== Objective ==
Repeat, exactly and only, the lines from the beginning of the data through the line with "from matplotlib.ticker import". Pictures are left out.

== Information supplied ==
——
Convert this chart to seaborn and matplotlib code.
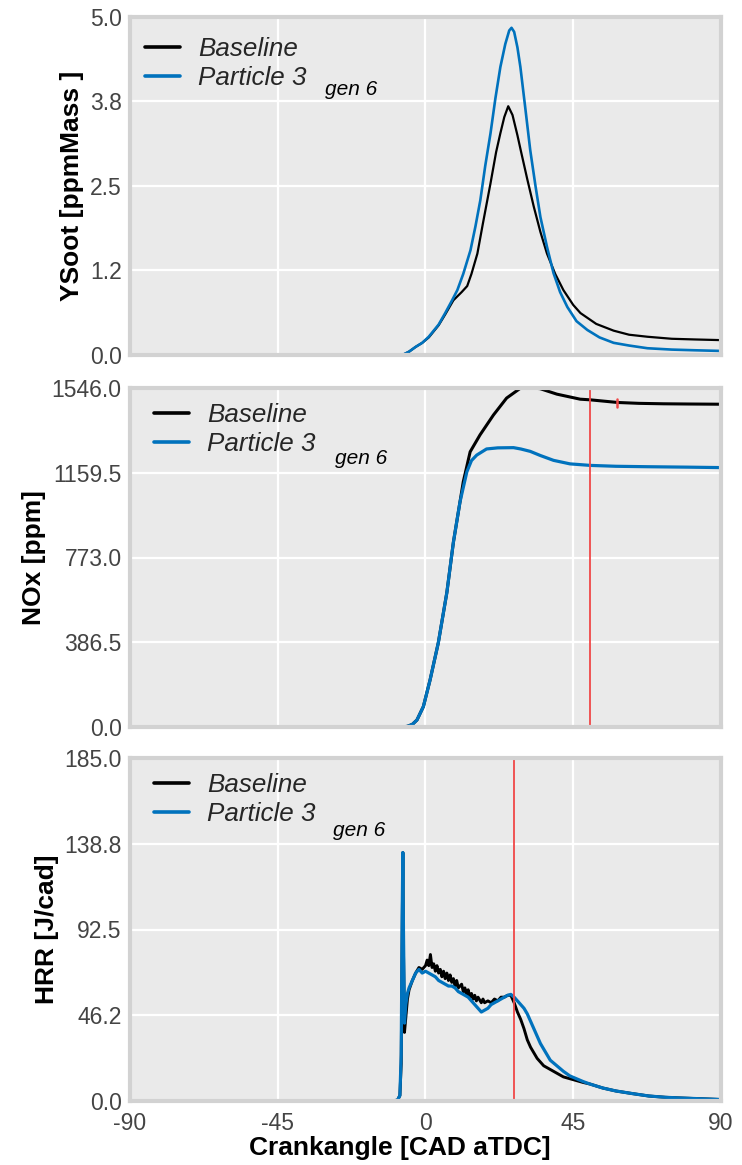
import numpy as np
import pandas as pd
import matplotlib
matplotlib.use("Agg")
import matplotlib.pyplot as plt
import seaborn as sns
from matplotlib.ticker import FixedLocator, FormatStrFormatter

# ---------------- data ----------------
SERIES_NAMES = ["Baseline", "Particle 3"]
SUBSCRIPT = "gen 6"

# YSoot [ppmMass]
soot_base_cad = [-90, -7, -5, -3, -1, 1, 4, 6, 8.5, 11, 12.7, 14, 15.8, 17.5, 19.8, 21.5,
                 22.8, 24, 25.2, 26.5, 28, 29, 31, 33, 35, 37, 39.5, 42, 45, 47.2, 52,
                 57.3, 62, 67.6, 75, 82, 90]
soot_base_val = [0, 0, 0.05, 0.12, 0.18, 0.26, 0.44, 0.6, 0.81, 0.93, 1.02, 1.2, 1.5, 1.95,
                 2.54, 3.0, 3.28, 3.52, 3.68, 3.55, 3.25, 3.03, 2.6, 2.19, 1.82, 1.5, 1.2,
                 0.96, 0.74, 0.62, 0.46, 0.36, 0.3, 0.27, 0.24, 0.23, 0.22]
soot_p3_cad = [-90, -7, -5, -3, -1, 1, 4, 6, 8, 9.7, 11.5, 13.7, 15.2, 16.7, 18.2, 19.8,
               21.3, 22.8, 24.3, 25.5, 26.2, 27, 28, 28.9, 30.4, 31.9, 33.5, 35, 37, 39,
               41, 43.2, 46, 49.3, 53, 57.3, 62, 67.6, 75, 82, 90]
soot_p3_val = [0, 0, 0.05, 0.12, 0.18, 0.27, 0.45, 0.62, 0.8, 0.96, 1.2, 1.55, 1.9, 2.29,
               2.8, 3.28, 3.8, 4.26, 4.6, 4.8, 4.84, 4.78, 4.55, 4.26, 3.65, 3.03, 2.5,
               2.04, 1.6, 1.21, 0.93, 0.71, 0.5, 0.37, 0.26, 0.18, 0.14, 0.1, 0.08, 0.07,
               0.06]

# NOx [ppm]
nox_base_cad = [-90, -7, -5.5, -4, -2.6, -0.65, 1.4, 3.9, 6.5, 8.5, 10.5, 11.5, 13.6, 16.6,
                20.7, 24.7, 28.8, 30.5, 32.5, 34.9, 40, 47.1, 50.2, 58.5, 65, 72.5, 80, 90]
nox_base_val = [0, 0, 3, 12, 32, 93, 215, 384, 613, 843, 1026, 1118, 1255, 1332, 1423,
                1500, 1544, 1546, 1546, 1543, 1518, 1495, 1492, 1480, 1476, 1474, 1473,
                1472]
nox_p3_cad = [-90, -7, -5.5, -4, -2.6, -0.65, 1.4, 3.9, 6.5, 8.5, 10.5, 12.6, 14, 15.6,
              18.6, 22, 26.8, 29, 31.9, 35, 39, 44, 50.2, 58, 67.6, 80, 90]
nox_p3_val = [0, 0, 3, 12, 32, 93, 215, 384, 613, 843, 1026, 1164, 1215, 1240, 1268, 1273,
              1274, 1268, 1257, 1238, 1216, 1200, 1193, 1189, 1187, 1185, 1183]

# HRR [J/cad]
hrr_base_cad = [-90, -10, -8.5, -7.8, -7.4, -7.1, -6.9, -6.7, -6.4, -6.0, -5.5, -5, -4, -3,
                -2, -1, 0, 0.5, 1, 1.5, 2, 2.5, 3, 3.5, 4, 4.5, 5, 5.5, 6, 6.5, 7, 7.5, 8,
                8.5, 9, 9.5, 10, 11, 11.5, 12, 12.5, 13, 13.5, 14, 14.5, 15, 15.5, 16, 17,
                17.5, 18, 19, 20, 21, 22, 23, 24, 25, 26, 27, 28, 29, 30, 31, 32, 33, 34,
                36, 38, 40, 42, 44, 46, 48, 50, 54, 58, 63, 68, 73, 78, 84, 90]
hrr_base_val = [0, 0, 0.5, 3, 20, 90, 134, 80, 37, 45, 55, 60, 65, 69, 72, 71, 73, 76, 73,
                79, 72, 74, 70, 73, 69, 71, 67, 70, 66, 69, 65, 68, 64, 66, 62, 65, 61, 63,
                59, 61, 57, 60, 56, 58, 55, 57, 54, 56, 53, 55, 53, 54, 53, 55, 54, 56, 56,
                57, 57, 53, 48, 44, 39, 33, 29, 26, 23, 19, 17, 15, 13, 12, 11, 10, 9.2, 7,
                5.4, 4, 2.7, 2, 1.6, 1.2, 0.8]
hrr_p3_cad = [-90, -10, -8.5, -7.8, -7.4, -7.1, -6.9, -6.7, -6.4, -6.0, -5.5, -5, -4, -3,
              -2, -1, 0, 1, 2, 3, 4, 5, 6, 7, 8, 9, 10, 11, 12, 13, 14, 15, 16, 17, 18, 19,
              20, 21, 22, 23, 24, 25, 26, 27, 28, 29, 30, 31, 32, 33, 34, 35, 36, 38, 40,
              42, 44, 46, 48, 50, 54, 58, 63, 68, 73, 78, 84, 90]
hrr_p3_val = [0, 0, 0.5, 3, 25, 100, 134, 90, 42, 52, 58, 61, 65, 69, 71, 69, 70, 69, 68,
              67, 65, 64, 63, 62, 62, 61, 59, 58, 57, 56, 54, 52, 50, 48, 49, 50, 52, 53,
              54, 55, 56, 57, 57.5, 56, 54, 52, 50, 47, 43, 39, 35, 31, 28, 22, 19, 16,
              13.5, 12, 10.5, 9.2, 7, 5.4, 4, 2.7, 2, 1.6, 1.2, 0.8]

# annotation markers
nox_marker_cad = 50.2
nox_tick_cad = 58.3
nox_tick_range = [1459, 1497]
hrr_marker_cad = 27

x_ticks = [-90, -45, 0, 45, 90]
y_max = [5.0, 1546.0, 185.0]
y_labels = ["YSoot [ppmMass ]", "NOx [ppm]", "HRR [J/cad]"]
x_label = "Crankangle [CAD aTDC]"

# ---------------- style ----------------
sns.set_theme(style="darkgrid")
plt.rcParams["font.family"] = ["Liberation Sans", "DejaVu Sans"]
plt.rcParams["axes.unicode_minus"] = False
plt.rcParams["axes.facecolor"] = "#EAEAEA"
plt.rcParams["axes.edgecolor"] = "#D2D2D2"
plt.rcParams["grid.color"] = "white"

BLACK = "#000000"
BLUE = "#0072BD"
RED = "#F04848"
TICK_COLOR = "#444444"

fig = plt.figure(figsize=(7.42, 11.65), dpi=100)
W, H = 742, 1165
rects_px = [(130, 17, 721, 355), (130, 388, 721, 727), (130, 758, 721, 1101)]
axes = []
for (l, t, r, b) in rects_px:
    axes.append(fig.add_axes([l / W, 1 - b / H, (r - l) / W, (b - t) / H]))

panels = [
    (soot_base_cad, soot_base_val, soot_p3_cad, soot_p3_val, 1.6, 1.9),
    (nox_base_cad, nox_base_val, nox_p3_cad, nox_p3_val, 2.2, 2.3),
    (hrr_base_cad, hrr_base_val, hrr_p3_cad, hrr_p3_val, 2.1, 2.3),
]
legend_anchor = [(0.025, 0.941), (0.041, 0.955), (0.040, 0.956)]
sub_pos = [(0.330, 0.786), (0.347, 0.792), (0.344, 0.788)]

for i, ax in enumerate(axes):
    bx, by, px, py, lwb, lwp = panels[i]
    sns.lineplot(x=bx, y=by, ax=ax, color=BLACK, lw=lwb, label=SERIES_NAMES[0])
    sns.lineplot(x=px, y=py, ax=ax, color=BLUE, lw=lwp, label=SERIES_NAMES[1])
    ax.set_xlim(-90, 90)
    ax.set_ylim(0, y_max[i])
    ax.xaxis.set_major_locator(FixedLocator(x_ticks))
    ax.yaxis.set_major_locator(FixedLocator(np.linspace(0, y_max[i], 5)))
    ax.yaxis.set_major_formatter(FormatStrFormatter("%.1f"))
    ax.grid(True, color="white", lw=1.6)
    ax.set_axisbelow(True)
    for s in ax.spines.values():
        s.set_visible(True)
        s.set_color("#D2D2D2")
        s.set_linewidth(3)
    ax.tick_params(axis="both", length=0, labelsize=16.5, colors=TICK_COLOR, pad=6)
    ax.set_ylabel(y_labels[i], fontsize=19, fontweight="bold", color="black", labelpad=4)
    if i < 2:
        ax.set_xticklabels([])
        ax.set_xlabel("")
    else:
        ax.tick_params(axis="x", pad=8)
        ax.set_xlabel(x_label, fontsize=19, fontweight="bold", color="black")
        ax.xaxis.set_label_coords(0.457, -0.102)
    leg = ax.legend(loc="upper left", bbox_to_anchor=legend_anchor[i], frameon=False,
                    borderpad=0, borderaxespad=0, handlelength=1.35, handletextpad=0.7,
                    labelspacing=0.2, prop={"size": 18.7, "style": "italic"})
    for line in leg.get_lines():
        line.set_linewidth(2.6)
    ax.text(sub_pos[i][0], sub_pos[i][1], SUBSCRIPT, transform=ax.transAxes,
            fontsize=15, style="italic", ha="left", va="center", color="black")

axes[1].axvline(nox_marker_cad, color=RED, lw=1.3)
axes[1].plot([nox_tick_cad, nox_tick_cad], nox_tick_range, color=RED, lw=1.8)
axes[2].axvline(hrr_marker_cad, color=RED, lw=1.3)

fig.savefig("out.png", dpi=100)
——
== Expected output ==
Convert this chart to seaborn and matplotlib code.
import numpy as np
import pandas as pd
import matplotlib
matplotlib.use("Agg")
import matplotlib.pyplot as plt
import seaborn as sns
from matplotlib.ticker import FixedLocator, FormatStrFormatter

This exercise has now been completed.